Symal Group Surges Past Forecasts with $1.76bn Work-in-Hand Boost
Symal Group Limited reported a robust FY25 with revenue and earnings growth exceeding Prospectus forecasts, underpinned by strategic acquisitions and a strong pipeline of contracts.
- FY25 normalised revenue up 15% to $901.7 million
- Normalised EBITDA rises 22% to $106.1 million, beating forecasts
- Work-in-hand grows 35% to $1.76 billion, boosted by Locale Civil acquisition
- Declared final dividend of 5.9 cents per share, reflecting strong cash flow
- FY26 EBITDA guidance set between $115 million and $125 million
Strong Financial Performance
Symal Group Limited has delivered a compelling FY25 financial performance, with normalised revenue climbing 15% year-on-year to $901.7 million and normalised EBITDA increasing 22% to $106.1 million. These results notably outpaced the company’s Prospectus forecasts, signaling robust operational execution across its diversified infrastructure services portfolio.
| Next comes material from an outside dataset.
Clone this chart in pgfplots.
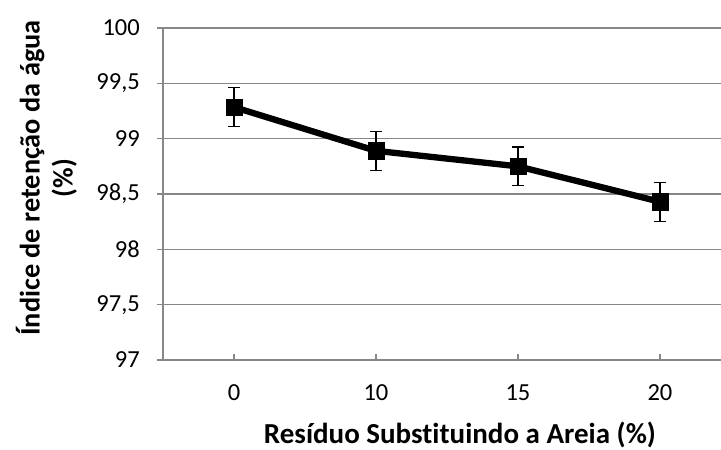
\documentclass[border=0pt]{standalone}
\usepackage{fontspec}
\setmainfont{Carlito}[Ligatures={NoCommon}]
\usepackage{pgfplots}
\pgfplotsset{compat=1.18}
\definecolor{gridgray}{HTML}{878787}
\begin{document}
\begin{tikzpicture}
\useasboundingbox (-163bp,-90bp) rectangle (558bp,360bp);
\begin{axis}[
  at={(0,0)}, anchor=south west,
  scale only axis,
  width=558bp, height=332bp,
  xmin=-0.5, xmax=3.43,
  ymin=97, ymax=100,
  ytick={97,97.5,98,98.5,99,99.5,100},
  xtick={0,1,2,3},
  xticklabels={0,10,15,20},
  /pgf/number format/assume math mode=true,
  /pgf/number format/use comma,
  axis lines*=left,
  axis line style={draw=gridgray, line width=1.2bp},
  ymajorgrids,
  grid style={draw=gridgray, line width=1.2bp},
  xtick align=inside, ytick align=outside,
  major tick length=6bp,
  tick style={draw=gridgray, line width=1.2bp},
  ticklabel style={font=\fontsize{24.5bp}{28bp}\selectfont},
  yticklabel style={anchor=east, inner sep=0pt, xshift=-17bp},
  xticklabel style={anchor=base, inner sep=0pt, yshift=-40bp},
  xlabel={Resíduo Substituindo a Areia (\%)},
  ylabel={Índice de retenção da água\\(\%)},
  xlabel style={font=\bfseries\fontsize{29bp}{34bp}\selectfont, at={(axis description cs:0.532,-0.253)}, anchor=base},
  ylabel style={font=\bfseries\fontsize{28.3bp}{33bp}\selectfont, at={(axis description cs:-0.2088,0.548)}, anchor=center, align=center},
]
\addplot[black, line width=6.3bp, mark=square*,
  mark options={solid, fill=black, line width=0.5bp, rounded corners=2bp, mark size=8.2bp},
  error bars/.cd, y dir=both, y explicit,
  error bar style={line width=1.3bp, black},
  error mark options={rotate=90, mark size=5.8bp, line width=1.3bp, black}]
coordinates {
 (0,99.285) +- (0,0.177)
 (1,98.89) +- (0,0.177)
 (2,98.75) +- (0,0.176)
 (3,98.43) +- (0,0.176)
};
\end{axis}
\end{tikzpicture}
\end{document}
The company’s net profit after tax (NPAT) also surged 50% to $45.7 million, comfortably ahead of expectations. This growth was supported by a strong cash conversion rate of 121%, well above the historical average, enabling Symal to bolster its net cash position to $46.1 million.
Expanding Work-in-Hand and Strategic Acquisitions
Symal’s work-in-hand (WIH), the value of contracted but incomplete projects, expanded by 35% to $1.76 billion. This growth was driven by new contract wins and the strategic acquisition of Locale Civil, which added a minimum guaranteed revenue of $230 million over six years. The acquisition complements Symal’s existing operations and marks a deliberate entry into the high-margin utilities services market.
Additionally, the acquisition of Ascot Bins enhanced Symal’s waste management capabilities, expanding its fleet and geographic reach. These acquisitions align with Symal’s inorganic growth strategy, focusing on founder-led businesses that fit its vertical integration model and offer scalable, complementary skills.
Diversification and Innovation Driving Growth
Symal continues to diversify across resilient sectors including infrastructure, power and renewables, data centres, and defence. The company participated in 45 renewable energy projects during FY25 and holds significant work-in-hand in power and renewables (~22%) and infrastructure (~51%).
Innovation remains a key pillar, with investments in advanced technology, AI integration, and alternative fuels. The commissioning of a new recycling centre and resource recovery sorting line under its Sycle operations highlights Symal’s commitment to sustainable growth and environmental responsibility.
Outlook and Capital Management
Looking ahead, Symal has provided FY26 guidance for normalised EBITDA between $115 million and $125 million, reflecting confidence in continued organic growth and further acquisitions. The company declared a final dividend of 5.9 cents per share, representing 50% of pro-rata NPAT since listing, with a target payout ratio of 30-50% going forward.
Symal’s balance sheet remains strong, with substantial undrawn facilities and a net cash position supporting its growth ambitions. The company plans to complete the integration of Locale Civil and pursue additional strategic acquisitions to enhance its market presence.
Bottom Line?
Symal’s FY25 results and strategic moves position it well for sustained growth, but investors will watch closely how acquisition integrations and market conditions unfold.
Questions in the middle?
- How will the integration of Locale Civil impact Symal’s operational efficiency and margins?
- What pipeline of acquisitions is Symal targeting next to sustain its inorganic growth?
- How resilient is Symal’s work-in-hand amid potential shifts in infrastructure and renewable energy spending?